If you read beyond the scary hype of the Post’s opening, you’ll learn that the certainty of the headline is not certain at all and might well be yet another government fantasy scare tactic. The Post admits it has not actually seen the Defense Intelligence Agency report. Somebody unnamed read an excerpt to the Post and two “US officials familiar with the assessment” verified its broad conclusions. One of those conclusions, it turns out, is that no one is sure whether North Korea has even tested the warhead that the Post headline claims “North Korea now making.” Better still, and deeper in the story, other anonymous analysts say that North Korea’s ICBM burned on re-entry in last month’s test, which would mean that North Korea does not yet have a missile that can deliver a nuclear warhead. Maybe they’ll have one in a year.
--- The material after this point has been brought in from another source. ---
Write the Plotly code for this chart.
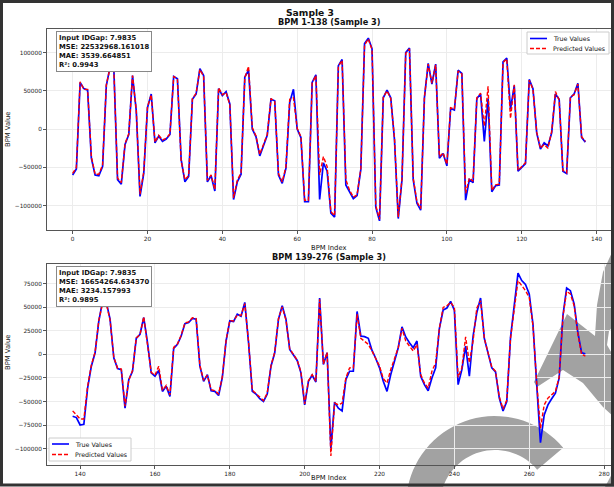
import numpy as np
import plotly.graph_objects as go

# ---------------- data ----------------
top_index = list(range(0, 138))
top_true = [-60000, -52000, 61000, 53000, 51000, -38000, -60000, -61000, -49000, 57000,
            81000, 81000, -66000, -72000, -20000, -7000, 70000, 24000, -88000, -58000,
            28000, 46000, -18000, -9000, -16000, -13000, -7000, 69000, 66000, -40000,
            -69000, -62000, 39000, 46000, 79000, 70000, -69000, -61000, -81000, 53000,
            44000, 49000, 33000, -92000, -69000, -59000, 68000, 77000, 0, -10000,
            -35000, -20000, -8000, 39000, 37000, -60000, -71000, -51000, 35000, 52000,
            0, -11000, -95000, -95000, 61000, 71000, -92000, -44000, -55000, -110000,
            -115000, 83000, 91000, -73000, -82000, -91000, -87000, -53000, 112000, 119000,
            105000, -102000, -120000, 41000, 51000, 41000, -14000, -117000, -66000, 100000,
            106000, -66000, -97000, -106000, 41000, 86000, 59000, 85000, -38000, -32000,
            -48000, 27000, 25000, 77000, 73000, -93000, -66000, -70000, 40000, 46000,
            -16000, 40000, -82000, -74000, -73000, 88000, 93000, 26000, 57000, -55000,
            -50000, -45000, 65000, 53000, -5000, -26000, -18000, -22000, -5000, 46000,
            39000, -55000, -58000, 41000, 46000, 60000, -11000, -17000]
top_pred = [-58000, -50000, 62000, 52000, 52000, -36000, -59000, -59000, -47000, 58000,
            80000, 80000, -64000, -70000, -19000, -6000, 70000, 25000, -85000, -56000,
            29000, 45000, -17000, -8000, -14000, -12000, -6000, 69000, 65000, -42000,
            -66000, -61000, 40000, 47000, 78000, 69000, -67000, -60000, -79000, 54000,
            45000, 48000, 32000, -90000, -67000, -57000, 67000, 82000, 2000, -9000,
            -33000, -20000, -7000, 40000, 36000, -58000, -69000, -49000, 39000, 41000,
            1000, -10000, -93000, -93000, 60000, 70000, -60000, -36000, -49000, -108000,
            -113000, 82000, 90000, -66000, -80000, -89000, -86000, -52000, 110000, 118000,
            104000, -100000, -118000, 42000, 50000, 40000, -12000, -115000, -65000, 99000,
            105000, -64000, -95000, -104000, 42000, 85000, 60000, 84000, -36000, -31000,
            -46000, 28000, 26000, 76000, 72000, -84000, -64000, -68000, 41000, 47000,
            4000, 56000, -80000, -73000, -72000, 87000, 92000, 14000, 58000, -54000,
            -49000, -44000, 64000, 52000, -4000, -25000, -20000, -25000, -3000, 49000,
            38000, -54000, -57000, 42000, 45000, 59000, -10000, -16000]

bottom_index = list(range(138, 276))
bottom_true = [-65700, -67100, -75000, -74300, -35700, -12500, 1800, 35700, 56400, 55300,
               37500, -3600, -15000, -16100, -57100, -26800, -17900, 17100, 21400, 39200,
               12500, -19600, -23200, -17100, -39300, -33900, -44600, 6400, 10700, 19600,
               32800, 33900, 38200, 37500, -12500, -28600, -21400, -38600, -39300, -43600,
               -24300, 14300, 35700, 35000, 42800, 40700, 55300, 12500, -39300, -42100,
               -47100, -50000, -42100, -12500, 1800, 37500, 51800, 37500, 5300, 0,
               -6400, -19600, -53600, -28600, -22100, -29300, 59900, -10700, 1800, -100000,
               -50700, -57100, -60000, -26800, -17900, -17900, 45700, 19600, 18900, 17100,
               4300, -4300, -14300, -28600, -39300, -21400, -7100, 7100, 29300, 18600,
               12500, 7100, 14300, -23200, -32100, -38600, -25000, -14300, 27800, 47100,
               49300, 56400, 47100, -32100, -16100, 8900, -23200, 19600, 44600, 59900,
               17100, 1800, -14300, -18600, -46400, -60000, -50000, 17900, 51800, 86400,
               78500, 74300, 64300, 32100, -32100, -93700, -64300, -53600, -47100, -41100,
               -25000, 41100, 70700, 67800, 53600, 23200, 1800, 700]
bottom_pred = [-60000, -64300, -68600, -68600, -34000, -11500, 2500, 36500, 54200, 54000,
               36500, -3000, -14500, -15500, -55000, -27500, -17000, 17500, 21000, 40000,
               13000, -19000, -22000, -12500, -38000, -33000, -43000, 7500, 11000, 20500,
               33500, 34500, 39000, 38000, -11500, -27500, -22000, -37500, -38500, -42000,
               -23500, 15000, 36000, 35500, 42000, 41500, 54000, 13500, -38000, -41500,
               -46000, -49000, -41000, -12000, 2500, 38000, 50500, 36500, 6000, 500,
               -6000, -18500, -52500, -28000, -21500, -28500, 58500, -10000, 2000, -107800,
               -51800, -53600, -51800, -25000, -14300, -14300, 42800, 17100, 14300, 10700,
               3600, -4300, -12500, -25700, -30400, -16100, -5400, 7100, 27800, 14300,
               8900, 3600, 10700, -21400, -30400, -35700, -17900, -8900, 27800, 50000,
               51800, 55300, 50000, -24300, -14300, 18600, -8900, 14300, 49300, 57100,
               17100, 2500, -13500, -18000, -45000, -58000, -48500, 17000, 50000, 78500,
               73200, 67800, 60700, 30400, -30400, -78600, -53600, -46400, -42800, -39300,
               -24000, 40000, 67100, 64300, 51800, 21400, 0, -1800]

top_ticks_x = [0, 20, 40, 60, 80, 100, 120, 140]
top_ticks_y = [-100000, -50000, 0, 50000, 100000]
bottom_ticks_x = [140, 160, 180, 200, 220, 240, 260, 280]
bottom_ticks_y = [-100000, -75000, -50000, -25000, 0, 25000, 50000, 75000]

series_names = ["True Values", "Predicted Values"]
top_stats = "Input IDGap: 7.9835<br>MSE: 22532968.161018<br>MAE: 3539.664851<br>R²: 0.9943"
bottom_stats = "Input IDGap: 7.9835<br>MSE: 16654264.634370<br>MAE: 3234.157993<br>R²: 0.9895"

# ---------------- layout geometry ----------------
W, H = 614, 487
L, R, T, B = 47, 3, 29, 22
PW, PH = W - L - R, H - T - B


def P(px, py):
    return (px - L) / PW, (H - B - py) / PH


def lims(a, b):
    lo = min(min(a), min(b))
    hi = max(max(a), max(b))
    m = (hi - lo) * 0.05
    return [lo - m, hi + m]


FONT = "DejaVu Sans"
BLUE, RED = "#0000ff", "#ff0000"
DASH = "4px,2px"
fig = go.Figure()

fig.add_trace(go.Scatter(x=top_index, y=top_true, mode="lines", name=series_names[0],
                         line=dict(color=BLUE, width=1.7), xaxis="x", yaxis="y"))
fig.add_trace(go.Scatter(x=top_index, y=top_pred, mode="lines", name=series_names[1],
                         line=dict(color=RED, width=1.4, dash=DASH), xaxis="x", yaxis="y"))
fig.add_trace(go.Scatter(x=bottom_index, y=bottom_true, mode="lines", name=series_names[0],
                         line=dict(color=BLUE, width=1.7), xaxis="x2", yaxis="y2"))
fig.add_trace(go.Scatter(x=bottom_index, y=bottom_pred, mode="lines", name=series_names[1],
                         line=dict(color=RED, width=1.4, dash=DASH), xaxis="x2", yaxis="y2"))

axis_common = dict(showline=True, mirror=True, linecolor="#555555", linewidth=1,
                   ticks="outside", ticklen=3, tickcolor="#555555", tickwidth=0.8,
                   tickfont=dict(family=FONT, size=5.8, color="#222222"),
                   showgrid=True, gridcolor="#ececec", gridwidth=0.8, zeroline=False)

y_top_dom = [(H - B - 230) / PH, 1.0]
y_bot_dom = [0.0, (H - B - 264) / PH]

fig.update_layout(
    width=W, height=H,
    margin=dict(l=L, r=R, t=T, b=B, autoexpand=False),
    paper_bgcolor="white", plot_bgcolor="rgba(0,0,0,0)",
    font=dict(family=FONT, color="#222222"),
    showlegend=False,
    xaxis=dict(domain=[0, 1], anchor="y", range=[-6.85, 143.85], tickvals=top_ticks_x,
               **axis_common),
    yaxis=dict(domain=y_top_dom, anchor="x", range=lims(top_true, top_pred),
               tickvals=top_ticks_y, tickformat="d", **axis_common),
    xaxis2=dict(domain=[0, 1], anchor="y2", range=[131.15, 281.85], tickvals=bottom_ticks_x,
                **axis_common),
    yaxis2=dict(domain=y_bot_dom, anchor="x2", range=lims(bottom_true, bottom_pred),
                tickvals=bottom_ticks_y, tickformat="d", **axis_common),
)

ann = []
shapes = []


def text(px, py, s, size, bold=False, angle=0, xanchor="center", yanchor="middle"):
    x, y = P(px, py)
    ann.append(dict(x=x, y=y, xref="paper", yref="paper", text=s, showarrow=False,
                    textangle=angle, xanchor=xanchor, yanchor=yanchor,
                    font=dict(family=FONT, size=size, color="#111111",
                              weight="bold" if bold else "normal")))


text(310, 12, "Sample 3", 9.2, bold=True)
text(329, 22, "BPM 1-138 (Sample 3)", 8.2, bold=True)
text(329, 257, "BPM 139-276 (Sample 3)", 8.2, bold=True)
text(329, 248, "BPM Index", 6.8)
text(329, 478, "BPM Index", 6.8)
text(8, 130, "BPM Value", 6.8, angle=-90)
text(8, 353, "BPM Value", 6.8, angle=-90)

for (bx, by, s) in [(56, 31, top_stats), (56, 266, bottom_stats)]:
    x, y = P(bx, by)
    ann.append(dict(x=x, y=y, xref="paper", yref="paper", text=s, showarrow=False,
                    xanchor="left", yanchor="top", align="left",
                    bgcolor="white", bordercolor="#888888", borderwidth=1, borderpad=2,
                    font=dict(family=FONT, size=6.8, color="#111111", weight="bold")))


# ---------------- legends (one per panel) ----------------
def legend_box(bx0, by0, bx1, by1, rows):
    x0, y0 = P(bx0, by1)
    x1, y1 = P(bx1, by0)
    shapes.append(dict(type="rect", xref="paper", yref="paper", x0=x0, x1=x1, y0=y0, y1=y1,
                       line=dict(color="#cccccc", width=1), fillcolor="white", layer="above"))
    for (lx0, lx1, ly, color, dash, name) in rows:
        a, b = P(lx0, ly)
        c, _ = P(lx1, ly)
        shapes.append(dict(type="line", xref="paper", yref="paper", x0=a, x1=c, y0=b, y1=b,
                           line=dict(color=color, width=1.6, dash=dash), layer="above"))
        text(lx1 + 4, ly, name, 6.3, xanchor="left")


legend_box(527, 32, 609, 54, [(530, 547, 38.5, BLUE, "solid", series_names[0]),
                              (530, 547, 48.5, RED, DASH, series_names[1])])
legend_box(49, 438, 131, 461, [(52, 69, 444, BLUE, "solid", series_names[0]),
                               (52, 69, 454.5, RED, DASH, series_names[1])])

fig.update_layout(annotations=ann)

# ---------------- decorative overlay (grey watermark) and figure frame ----------------
GREY = "#a2a2a2"


def path_from(pts):
    s = ""
    for i, (px, py) in enumerate(pts):
        x, y = P(px, py)
        s += ("M" if i == 0 else "L") + f"{x:.5f},{y:.5f} "
    return s + "Z"


cx, cy, ro, ri = 495, 505, 89, 55
ang = np.deg2rad(np.linspace(40, 192, 40))
outer = [(cx + ro * np.cos(a), cy - ro * np.sin(a)) for a in ang]
inner = [(cx + ri * np.cos(a), cy - ri * np.sin(a)) for a in ang[::-1]]
wm = [dict(type="path", path=path_from(outer + inner), xref="paper", yref="paper",
           fillcolor=GREY, line=dict(width=0), layer="below")]
chev = [(534, 382), (567, 314), (595, 336), (597, 305), (603, 272), (614, 248),
        (614, 325), (609, 331), (607, 345), (614, 357), (614, 417), (603, 407),
        (583, 383), (563, 370), (537, 387)]
wm.append(dict(type="path", path=path_from(chev), xref="paper", yref="paper",
               fillcolor=GREY, line=dict(width=0), layer="below"))
wm.append(dict(type="path", path=path_from([(605, 487), (614, 470), (614, 487)]),
               xref="paper", yref="paper", fillcolor=GREY, line=dict(width=0),
               layer="below"))

x0, y0 = P(1.5, 485)
x1, y1 = P(612.5, 1.5)
frame = dict(type="rect", xref="paper", yref="paper", x0=x0, x1=x1, y0=y0, y1=y1,
             line=dict(color="#333333", width=3), fillcolor="rgba(0,0,0,0)", layer="above")
fig.update_layout(shapes=wm + shapes + [frame])

fig.write_html("out.html", config={"displayModeBar": False},
               post_script="document.body.style.margin='0';document.body.style.padding='0';"
                           "document.body.style.overflow='hidden';")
Nobody’s talking about how many years it will take for North Korea to have anything like a deterrent threat to counter the US nuclear arsenal of roughly 6,800 nuclear warheads and multiple delivery systems.

This is the arsenal that the US has been threatening the world with since it was much smaller in 1945. The US arsenal is the main reason Russia has an arsenal of equal size and other countries (France, China, Britain, Pakistan, India, and Israel at a minimum) have their own nuclear arsenals to provide some sense of safety that vanishes as soon as the arsenal is used. So North Korea is a rogue state only in the sense that all other nuclear powers are rogue states. The world could live with that; the US could live with that. But if the US chooses, out of pure self-involved tunnel vision, not to live with that, the question then becomes how much of the rest of the world will end up not living with that?

“North Korea best not make any more threats to the United States,” President Trump told reporters gathered at his New Jersey golf club. Speaking with his arms crossed on his chest, and using an unpersuasively tough tone of voice, he added: “They will be met with fire and fury like the world has never seen. He has been very threatening beyond a normal state, and as I said they will be met with fire, fury, and frankly power, the likes of which this world has never seen before. Thank you.”

Oh no, thank YOU, Mr. President, for the perfect remarks to commemorate the anniversaries of the fire and fury the world saw destroy the defenseless civilian populations of Hiroshima and Nagasaki.